Abstract: This paper deals with the model-based development of optimal jerk-limited point-to-point
trajectories for flexible-link robotic manipulators.
In the proposed approach, an open-loop optimal control strategy is applied to an accurate dynamic
model of flexible multi-body planar mechanisms.
The model, which has already been fully validated through experimental tests, is based on finite
element discretization and accounts for the main geometric and inertial nolinearities of the linkage.
Exploiting an indirect variational solution method, the necessary optimality conditions deriving from
the Pontryagin's minimum principle are imposed, and lead to a differential Two-Point Boundary Value
Problem (TPBVP); numerical solution of the latter is accomplished by means of collocation techniques.

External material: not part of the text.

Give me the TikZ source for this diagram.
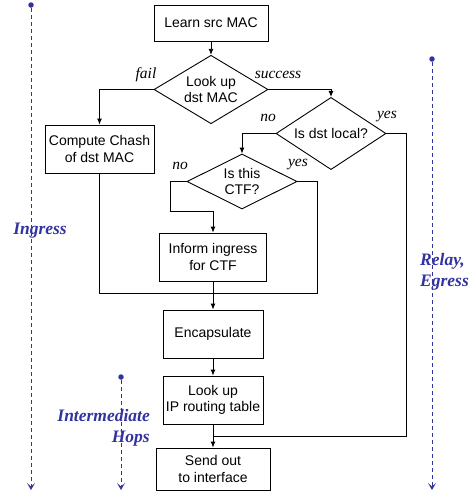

The resulting motion and control profiles can be used as feedforward reference signals for a position and vibration control.
Considering a lightweight RR robot, simulation results are provided for rest-to-rest, jerk-limited trajectories with minimum actuator jerks and vibrations.
However, the strategy under investigation has general validity and can be applied to other types of machanisms, as well as with different objective functions and boundary conditions. Numerical evidence clearly indicates that the use of a composite cost functional and the imposition of jerk
constraints can greatly reduce vibration phenomena during high-speed motion of flexible-link manipulators.